**Exercise:** Copy the listing below in full and skip every picture.

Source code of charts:
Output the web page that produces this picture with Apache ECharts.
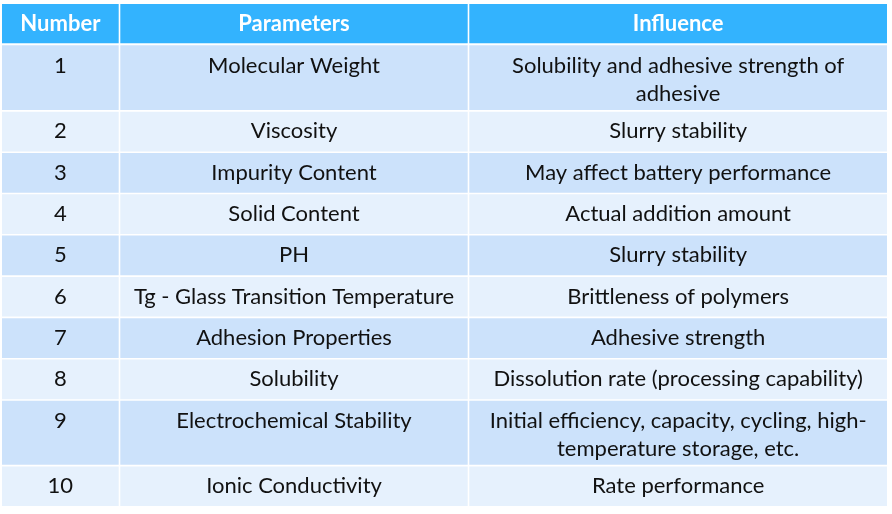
<!DOCTYPE html>
<html>
<head>
<meta charset="utf-8">
<script src="https://cdn.jsdelivr.net/npm/echarts@6/dist/echarts.min.js"></script>
<style>
html,body{margin:0;padding:0;background:#ffffff;}
#chart{width:892px;height:514px;}
</style>
</head>
<body>
<div id="chart"></div>
<script>
// ---- data ----
var headers = ['Number', 'Parameters', 'Influence'];
var numbers = ['1', '2', '3', '4', '5', '6', '7', '8', '9', '10'];
var parameters = [
  'Molecular Weight',
  'Viscosity',
  'Impurity Content',
  'Solid Content',
  'PH',
  'Tg - Glass Transition Temperature',
  'Adhesion Properties',
  'Solubility',
  'Electrochemical Stability',
  'Ionic Conductivity'
];
var influences = [
  'Solubility and adhesive strength of\nadhesive',
  'Slurry stability',
  'May affect battery performance',
  'Actual addition amount',
  'Slurry stability',
  'Brittleness of polymers',
  'Adhesive strength',
  'Dissolution rate (processing capability)',
  'Initial efficiency, capacity, cycling, high-\ntemperature storage, etc.',
  'Rate performance'
];

// ---- layout / style ----
var colEdges = [2, 119.5, 468.5, 887];
var headerTop = 4, headerBottom = 43.2, bodyTop = 45.3;
var singleH = 41.3, extraLineH = 24.3;
var gap = 1.6;
var headerColor = '#33B3FE';
var rowColors = ['#CCE2FB', '#E6F1FD'];
var fontFamily = 'Lato, "Open Sans", sans-serif';
var fontSize = 22;
var lineH = 28;

var chart = echarts.init(document.getElementById('chart'), null, {renderer: 'canvas'});
var elements = [];

function cellRect(x0, x1, y0, y1, color) {
  elements.push({
    type: 'rect',
    shape: {x: x0 + gap / 2, y: y0, width: x1 - x0 - gap, height: y1 - y0},
    style: {fill: color}
  });
}
function cellText(x0, x1, yTop, txt, bold, color) {
  elements.push({
    type: 'text',
    x: (x0 + x1) / 2,
    y: yTop,
    style: {
      text: txt,
      fill: color,
      font: (bold ? 'bold ' : '') + fontSize + 'px ' + fontFamily,
      lineHeight: lineH,
      textAlign: 'center',
      textVerticalAlign: 'top'
    }
  });
}

// header
for (var c = 0; c < 3; c++) {
  var hx0 = c === 0 ? colEdges[0] - gap / 2 : colEdges[c];
  var hx1 = c === 2 ? colEdges[3] + gap / 2 : colEdges[c + 1];
  cellRect(hx0, hx1, headerTop, headerBottom, headerColor);
  cellText(hx0, hx1, headerTop + (headerBottom - headerTop) / 2 - lineH / 2, headers[c], true, '#ffffff');
}

// body
var y = bodyTop;
for (var r = 0; r < numbers.length; r++) {
  var cols = [numbers[r], parameters[r], influences[r]];
  var lines = 1;
  cols.forEach(function (t) { lines = Math.max(lines, t.split('\n').length); });
  var h = singleH + (lines - 1) * extraLineH;
  var y0 = y + (r === 0 ? 0 : gap / 2);
  var y1 = y + h - gap / 2;
  for (var c2 = 0; c2 < 3; c2++) {
    var x0 = c2 === 0 ? colEdges[0] - gap / 2 : colEdges[c2];
    var x1 = c2 === 2 ? colEdges[3] + gap / 2 : colEdges[c2 + 1];
    cellRect(x0, x1, y0, y1, rowColors[r % 2]);
    cellText(x0, x1, y + 20.5 - lineH / 2, cols[c2], false, '#111111');
  }
  y += h;
}

chart.setOption({
  backgroundColor: '#ffffff',
  animation: false,
  graphic: {elements: elements}
});
</script>
</body>
</html>
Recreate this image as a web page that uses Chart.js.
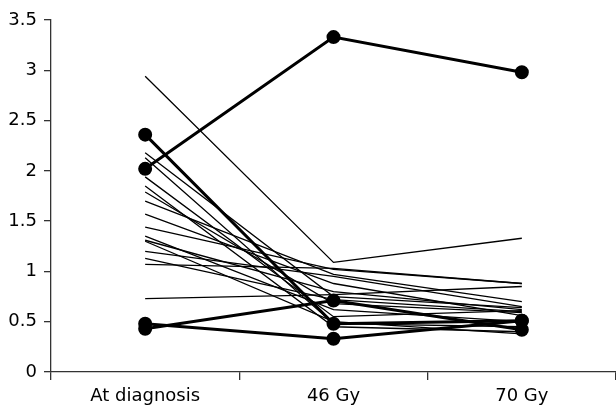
<!DOCTYPE html>
<html>
<head>
<meta charset="utf-8">
<script src="https://cdn.jsdelivr.net/npm/chart.js@4"></script>
<style>
  html, body { margin: 0; padding: 0; background: #fff; }
  #wrap { width: 616px; height: 407px; position: relative; }
</style>
</head>
<body>
<div id="wrap"><canvas id="chart"></canvas></div>
<script>
// categories along the x axis
const timepoints = ['At diagnosis', '46 Gy', '70 Gy'];

// y tick labels
const yTicks = [0, 0.5, 1, 1.5, 2, 2.5, 3, 3.5];

// thin lines: one patient each, values at diagnosis / 46 Gy / 70 Gy
const thinSeries = [
  [2.94, 1.09, 1.33],
  [2.18, 0.75, 0.64],
  [2.13, 0.48, 0.45],
  [1.94, 0.55, 0.61],
  [1.85, 0.45, 0.40],
  [1.79, 0.68, 0.59],
  [1.70, 0.97, 0.70],
  [1.57, 0.88, 0.56],
  [1.44, 1.02, 0.88],
  [1.35, 0.62, 0.50],
  [1.31, 0.80, 0.62],
  [1.30, 0.50, 0.38],
  [1.20, 0.95, 0.65],
  [1.13, 0.72, 0.60],
  [1.07, 1.03, 0.88],
  [0.73, 0.77, 0.85]
];

// thick lines with markers
const thickSeries = [
  [2.02, 3.33, 2.98],
  [2.36, 0.48, 0.51],
  [0.43, 0.71, 0.42],
  [0.48, 0.33, 0.51]
];

const datasets = [];
thinSeries.forEach((vals, i) => {
  datasets.push({
    label: 'thin ' + (i + 1),
    data: vals,
    borderColor: '#000',
    borderWidth: 1.3,
    pointRadius: 0,
    tension: 0,
    fill: false,
  });
});
thickSeries.forEach((vals, i) => {
  datasets.push({
    label: 'thick ' + (i + 1),
    data: vals,
    borderColor: '#000',
    backgroundColor: '#000',
    borderWidth: 3,
    pointRadius: 5.5,
    pointBackgroundColor: '#000',
    pointBorderColor: '#000',
    tension: 0,
    fill: false,
  });
});

const axisFont = { family: '"DejaVu Sans", Arial, sans-serif', size: 18 };

new Chart(document.getElementById('chart'), {
  type: 'line',
  data: { labels: timepoints, datasets },
  options: {
    responsive: true,
    maintainAspectRatio: false,
    animation: false,
    layout: { autoPadding: false, padding: { top: 20, right: 0, left: 0, bottom: 0 } },
    plugins: {
      legend: { display: false },
      tooltip: { enabled: false },
    },
    scales: {
      x: {
        offset: true,
        grid: {
          offset: true,
          drawOnChartArea: false,
          tickLength: 8,
          color: '#333',
          lineWidth: 1.3,
        },
        border: { color: '#333', width: 1.3 },
        ticks: { color: '#000', font: axisFont, padding: 6, maxRotation: 0 },
        afterFit: (scale) => { scale.height = 35; },
      },
      y: {
        min: 0,
        max: 3.5,
        afterBuildTicks: (scale) => { scale.ticks = yTicks.map((v) => ({ value: v })); },
        grid: {
          drawOnChartArea: false,
          tickLength: 7,
          color: '#333',
          lineWidth: 1.3,
        },
        border: { color: '#333', width: 1.3 },
        ticks: {
          color: '#000',
          font: axisFont,
          padding: 7,
          callback: (value) => String(value),
        },
        afterFit: (scale) => { scale.width = 51; },
      },
    },
  },
});
</script>
</body>
</html>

**Exercise response:**
Output the web page that produces this picture with Apache ECharts.
<!DOCTYPE html>
<html>
<head>
<meta charset="utf-8">
<script src="https://cdn.jsdelivr.net/npm/echarts@6/dist/echarts.min.js"></script>
<style>
html,body{margin:0;padding:0;background:#ffffff;}
#chart{width:892px;height:514px;}
</style>
</head>
<body>
<div id="chart"></div>
<script>
// ---- data ----
var headers = ['Number', 'Parameters', 'Influence'];
var numbers = ['1', '2', '3', '4', '5', '6', '7', '8', '9', '10'];
var parameters = [
  'Molecular Weight',
  'Viscosity',
  'Impurity Content',
  'Solid Content',
  'PH',
  'Tg - Glass Transition Temperature',
  'Adhesion Properties',
  'Solubility',
  'Electrochemical Stability',
  'Ionic Conductivity'
];
var influences = [
  'Solubility and adhesive strength of\nadhesive',
  'Slurry stability',
  'May affect battery performance',
  'Actual addition amount',
  'Slurry stability',
  'Brittleness of polymers',
  'Adhesive strength',
  'Dissolution rate (processing capability)',
  'Initial efficiency, capacity, cycling, high-\ntemperature storage, etc.',
  'Rate performance'
];

// ---- layout / style ----
var colEdges = [2, 119.5, 468.5, 887];
var headerTop = 4, headerBottom = 43.2, bodyTop = 45.3;
var singleH = 41.3, extraLineH = 24.3;
var gap = 1.6;
var headerColor = '#33B3FE';
var rowColors = ['#CCE2FB', '#E6F1FD'];
var fontFamily = 'Lato, "Open Sans", sans-serif';
var fontSize = 22;
var lineH = 28;

var chart = echarts.init(document.getElementById('chart'), null, {renderer: 'canvas'});
var elements = [];

function cellRect(x0, x1, y0, y1, color) {
  elements.push({
    type: 'rect',
    shape: {x: x0 + gap / 2, y: y0, width: x1 - x0 - gap, height: y1 - y0},
    style: {fill: color}
  });
}
function cellText(x0, x1, yTop, txt, bold, color) {
  elements.push({
    type: 'text',
    x: (x0 + x1) / 2,
    y: yTop,
    style: {
      text: txt,
      fill: color,
      font: (bold ? 'bold ' : '') + fontSize + 'px ' + fontFamily,
      lineHeight: lineH,
      textAlign: 'center',
      textVerticalAlign: 'top'
    }
  });
}

// header
for (var c = 0; c < 3; c++) {
  var hx0 = c === 0 ? colEdges[0] - gap / 2 : colEdges[c];
  var hx1 = c === 2 ? colEdges[3] + gap / 2 : colEdges[c + 1];
  cellRect(hx0, hx1, headerTop, headerBottom, headerColor);
  cellText(hx0, hx1, headerTop + (headerBottom - headerTop) / 2 - lineH / 2, headers[c], true, '#ffffff');
}

// body
var y = bodyTop;
for (var r = 0; r < numbers.length; r++) {
  var cols = [numbers[r], parameters[r], influences[r]];
  var lines = 1;
  cols.forEach(function (t) { lines = Math.max(lines, t.split('\n').length); });
  var h = singleH + (lines - 1) * extraLineH;
  var y0 = y + (r === 0 ? 0 : gap / 2);
  var y1 = y + h - gap / 2;
  for (var c2 = 0; c2 < 3; c2++) {
    var x0 = c2 === 0 ? colEdges[0] - gap / 2 : colEdges[c2];
    var x1 = c2 === 2 ? colEdges[3] + gap / 2 : colEdges[c2 + 1];
    cellRect(x0, x1, y0, y1, rowColors[r % 2]);
    cellText(x0, x1, y + 20.5 - lineH / 2, cols[c2], false, '#111111');
  }
  y += h;
}

chart.setOption({
  backgroundColor: '#ffffff',
  animation: false,
  graphic: {elements: elements}
});
</script>
</body>
</html>
Recreate this image as a web page that uses Chart.js.
<!DOCTYPE html>
<html>
<head>
<meta charset="utf-8">
<script src="https://cdn.jsdelivr.net/npm/chart.js@4"></script>
<style>
  html, body { margin: 0; padding: 0; background: #fff; }
  #wrap { width: 616px; height: 407px; position: relative; }
</style>
</head>
<body>
<div id="wrap"><canvas id="chart"></canvas></div>
<script>
// categories along the x axis
const timepoints = ['At diagnosis', '46 Gy', '70 Gy'];

// y tick labels
const yTicks = [0, 0.5, 1, 1.5, 2, 2.5, 3, 3.5];

// thin lines: one patient each, values at diagnosis / 46 Gy / 70 Gy
const thinSeries = [
  [2.94, 1.09, 1.33],
  [2.18, 0.75, 0.64],
  [2.13, 0.48, 0.45],
  [1.94, 0.55, 0.61],
  [1.85, 0.45, 0.40],
  [1.79, 0.68, 0.59],
  [1.70, 0.97, 0.70],
  [1.57, 0.88, 0.56],
  [1.44, 1.02, 0.88],
  [1.35, 0.62, 0.50],
  [1.31, 0.80, 0.62],
  [1.30, 0.50, 0.38],
  [1.20, 0.95, 0.65],
  [1.13, 0.72, 0.60],
  [1.07, 1.03, 0.88],
  [0.73, 0.77, 0.85]
];

// thick lines with markers
const thickSeries = [
  [2.02, 3.33, 2.98],
  [2.36, 0.48, 0.51],
  [0.43, 0.71, 0.42],
  [0.48, 0.33, 0.51]
];

const datasets = [];
thinSeries.forEach((vals, i) => {
  datasets.push({
    label: 'thin ' + (i + 1),
    data: vals,
    borderColor: '#000',
    borderWidth: 1.3,
    pointRadius: 0,
    tension: 0,
    fill: false,
  });
});
thickSeries.forEach((vals, i) => {
  datasets.push({
    label: 'thick ' + (i + 1),
    data: vals,
    borderColor: '#000',
    backgroundColor: '#000',
    borderWidth: 3,
    pointRadius: 5.5,
    pointBackgroundColor: '#000',
    pointBorderColor: '#000',
    tension: 0,
    fill: false,
  });
});

const axisFont = { family: '"DejaVu Sans", Arial, sans-serif', size: 18 };

new Chart(document.getElementById('chart'), {
  type: 'line',
  data: { labels: timepoints, datasets },
  options: {
    responsive: true,
    maintainAspectRatio: false,
    animation: false,
    layout: { autoPadding: false, padding: { top: 20, right: 0, left: 0, bottom: 0 } },
    plugins: {
      legend: { display: false },
      tooltip: { enabled: false },
    },
    scales: {
      x: {
        offset: true,
        grid: {
          offset: true,
          drawOnChartArea: false,
          tickLength: 8,
          color: '#333',
          lineWidth: 1.3,
        },
        border: { color: '#333', width: 1.3 },
        ticks: { color: '#000', font: axisFont, padding: 6, maxRotation: 0 },
        afterFit: (scale) => { scale.height = 35; },
      },
      y: {
        min: 0,
        max: 3.5,
        afterBuildTicks: (scale) => { scale.ticks = yTicks.map((v) => ({ value: v })); },
        grid: {
          drawOnChartArea: false,
          tickLength: 7,
          color: '#333',
          lineWidth: 1.3,
        },
        border: { color: '#333', width: 1.3 },
        ticks: {
          color: '#000',
          font: axisFont,
          padding: 7,
          callback: (value) => String(value),
        },
        afterFit: (scale) => { scale.width = 51; },
      },
    },
  },
});
</script>
</body>
</html>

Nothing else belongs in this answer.